In Bahrain, tens of thousands marched in the capital Manama in a similar demonstration called by Shia clerics in the Gulf Arab state.
Arafat died in a French hospital on Thursday after falling into a coma. Officials from the militant Islamic group Hamas say he was poisoned by Israel - a theory which his private doctor did not rule out despite being discounted by the Palestinian foreign minister.
The Palestinian leader was the first major figure to visit and recognise the Islamic Republic of Iran after the 1979 Islamic revolution led by Ayatollah Ruhollah Khomeini.

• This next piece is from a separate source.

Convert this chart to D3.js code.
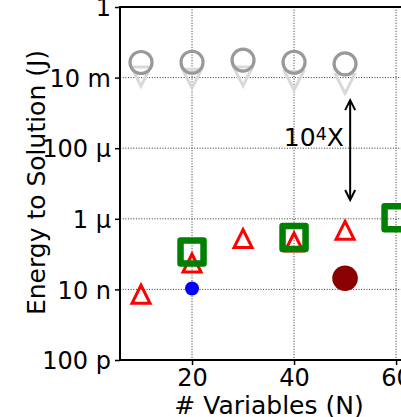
<!DOCTYPE html>
<html>
<head>
<meta charset="utf-8">
<script src="https://cdn.jsdelivr.net/npm/d3@7"></script>
<style>
  html, body { margin: 0; padding: 0; background: #fff; }
  svg { display: block; }
  text { font-family: "DejaVu Sans", sans-serif; }
</style>
</head>
<body>
<svg id="chart" width="401" height="417"></svg>
<script>
// ---- data ----
const N = [10, 20, 30, 40, 50];
const grayCircles = [0.0268, 0.0272, 0.0314, 0.0272, 0.0246];
const grayTriangles = [0.0107, 0.0093, 0.0108, 0.0082, 0.0066];
const redTriangles = [7.3e-9, 5.6e-8, 2.75e-7, 2.2e-7, 4.7e-7];
const greenN = [20, 40, 60];
const greenSquares = [1.15e-7, 2.95e-7, 1.07e-6];
const blueN = [20];
const blueDots = [1.06e-8];
const darkRedN = [50];
const darkRedDots = [2.06e-8];
const xTickValues = [20, 40, 60];
const xTickLabels = ["20", "40", "60"];
const yTickValues = [1, 1e-2, 1e-4, 1e-6, 1e-8, 1e-10];
const yTickLabels = ["1", "10 m", "100 μ", "1 μ", "10 n", "100 p"];
const arrowX = 51;
const arrowFrom = 2.3e-3;
const arrowTo = 3.4e-6;
const annotX = 38;
const annotY = 1.15e-4;

// ---- layout ----
const svg = d3.select("#chart");
const mLeft = 120, mRight = 418, mTop = 7, mBottom = 360;
const x = d3.scaleLinear().domain([5.88, 64.3]).range([mLeft, mRight]);
const y = d3.scaleLog().domain([1e-10, 1]).range([mBottom, mTop]);
const FS = 25, TFS = 24;

// grid
const grid = svg.append("g");
grid.selectAll("line.gx").data(xTickValues).join("line")
  .attr("x1", d => x(d)).attr("x2", d => x(d))
  .attr("y1", mTop).attr("y2", mBottom)
  .attr("stroke", "#333").attr("stroke-width", 1).attr("stroke-dasharray", "1,1.65");
grid.selectAll("line.gy").data(yTickValues).join("line")
  .attr("x1", mLeft).attr("x2", mRight)
  .attr("y1", d => y(d)).attr("y2", d => y(d))
  .attr("stroke", "#333").attr("stroke-width", 1).attr("stroke-dasharray", "1,1.65");

// axes
const yAxis = d3.axisLeft(y).tickValues(yTickValues)
  .tickFormat((d, i) => yTickLabels[i]).tickSize(5).tickPadding(4);
const gy = svg.append("g").attr("transform", `translate(${mLeft},0)`).call(yAxis);
const xAxis = d3.axisBottom(x).tickValues(xTickValues)
  .tickFormat((d, i) => xTickLabels[i]).tickSize(5).tickPadding(4);
const gx = svg.append("g").attr("transform", `translate(0,${mBottom})`).call(xAxis);
[gx, gy].forEach(g => {
  g.select(".domain").remove();
  g.selectAll(".tick line").attr("stroke", "#000").attr("stroke-width", 1.5);
  g.selectAll(".tick text").attr("fill", "#000")
    .style("font-family", "DejaVu Sans").style("font-size", TFS + "px");
});
gx.selectAll(".tick text").attr("dy", null).attr("y", 26);
gy.selectAll(".tick text").attr("dy", "0.36em");

// spines
svg.append("line").attr("x1", mLeft).attr("x2", mLeft).attr("y1", mTop - 1).attr("y2", mBottom + 1)
  .attr("stroke", "#000").attr("stroke-width", 2);
svg.append("line").attr("x1", mLeft - 1).attr("x2", mRight).attr("y1", mBottom).attr("y2", mBottom)
  .attr("stroke", "#000").attr("stroke-width", 2);
svg.append("line").attr("x1", mLeft - 1).attr("x2", mRight).attr("y1", mTop).attr("y2", mTop)
  .attr("stroke", "#000").attr("stroke-width", 2);

// marker paths
function triUp(cx, cy, h) {
  return `M${cx},${cy - h}L${cx - h},${cy + h}L${cx + h},${cy + h}Z`;
}
function triDown(cx, cy, h) {
  return `M${cx},${cy + h}L${cx - h},${cy - h}L${cx + h},${cy - h}Z`;
}
function square(cx, cy, s) {
  return `M${cx - s},${cy - s}H${cx + s}V${cy + s}H${cx - s}Z`;
}

const marks = svg.append("g");
// gray triangles (down)
marks.selectAll("path.gt").data(N).join("path")
  .attr("d", (d, i) => triDown(x(d), y(grayTriangles[i]), 9.5))
  .attr("fill", "none").attr("stroke", "#d9d9d9").attr("stroke-width", 3);
// gray circles
marks.selectAll("circle.gc").data(N).join("circle")
  .attr("cx", d => x(d)).attr("cy", (d, i) => y(grayCircles[i])).attr("r", 11)
  .attr("fill", "none").attr("stroke", "#999999").attr("stroke-width", 3.2);
// red triangles
marks.selectAll("path.rt").data(N).join("path")
  .attr("d", (d, i) => triUp(x(d), y(redTriangles[i]), 9))
  .attr("fill", "none").attr("stroke", "#ff0000").attr("stroke-width", 3);
// green squares
marks.selectAll("path.gs").data(greenN).join("path")
  .attr("d", (d, i) => square(x(d), y(greenSquares[i]), 11.5))
  .attr("fill", "none").attr("stroke", "#008000").attr("stroke-width", 6.5)
  .attr("stroke-linejoin", "round");
// blue dots
marks.selectAll("circle.bd").data(blueN).join("circle")
  .attr("cx", d => x(d)).attr("cy", (d, i) => y(blueDots[i])).attr("r", 7)
  .attr("fill", "#0000ff");
// dark red dots
marks.selectAll("circle.dr").data(darkRedN).join("circle")
  .attr("cx", d => x(d)).attr("cy", (d, i) => y(darkRedDots[i])).attr("r", 12.8)
  .attr("fill", "#8b0000");

// double arrow
const ax = x(arrowX), ay1 = y(arrowFrom), ay2 = y(arrowTo);
const hl = 10, hw = 5;
const arr = svg.append("g").attr("stroke", "#000").attr("stroke-width", 2)
  .attr("fill", "none").attr("stroke-linecap", "butt");
arr.append("line").attr("x1", ax).attr("x2", ax).attr("y1", ay1 + 1).attr("y2", ay2 - 1);
arr.append("path").attr("d", `M${ax - hw},${ay1 + hl}L${ax},${ay1}L${ax + hw},${ay1 + hl}`);
arr.append("path").attr("d", `M${ax - hw},${ay2 - hl}L${ax},${ay2}L${ax + hw},${ay2 - hl}`);

// annotation
const t = svg.append("text").attr("x", x(annotX)).attr("y", y(annotY))
  .attr("fill", "#000").style("font-size", FS + "px");
t.append("tspan").text("10");
t.append("tspan").attr("dy", -6).style("font-size", (FS * 0.7) + "px").text("4");
t.append("tspan").attr("dy", 6).text("X");

// axis labels
svg.append("text").attr("x", (mLeft + mRight) / 2).attr("y", 414)
  .attr("text-anchor", "middle").attr("fill", "#000").style("font-size", FS + "px")
  .text("# Variables (N)");
svg.append("text").attr("transform", `translate(45,${(mTop + mBottom) / 2 - 1}) rotate(-90)`)
  .attr("text-anchor", "middle").attr("fill", "#000").style("font-size", FS + "px")
  .text("Energy to Solution (J)");
</script>
</body>
</html>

Khomeini rewarded Arafat by handing over the Israeli embassy in Tehran to the Palestinians and designating the last Friday of Ramazan "Jerusalem Day" when anti-Israeli rallies are held throughout the country.
A picture of Arafat's meeting with Khomeini hung below a Palestinian flag at half-mast at the embassy building on Friday.
Many demonstrators carried banners accusing Israel of being behind a number of grand conspiracies.
"Do you know man's trip to moon by Americans is a sheer lie fabricated by Zionists to humiliate other nations?" read one banner.
Support for the Palestinian cause is a central pillar of Iran which officially refuses to recognise Israel's right to exist.
Tehran denies accusations it trains and arms Palestinian militant groups and has softened its stance in recent years, saying it would not prevent a two-state solution to the Middle East conflict if that is what Palestinian people want.
Influential former President Akbar Hashemi Rafsanjani denied that Iran was anti-Semitic.
"Israel is a fake state ... we don't support anti-Semitism, we support the fight against Zionism," Rafsanjani told worshippers at Friday Prayers in Tehran.
Iran's top dissident cleric Grand Ayatollah Hossein Ali Montazeri said the solution to the Middle East conflict lay in negotiations.
"The great Palestinian nation should resolve the conflict through dialogue and negotiation, while preserving its unity," Montazeri said in a statement faxed to Reuters.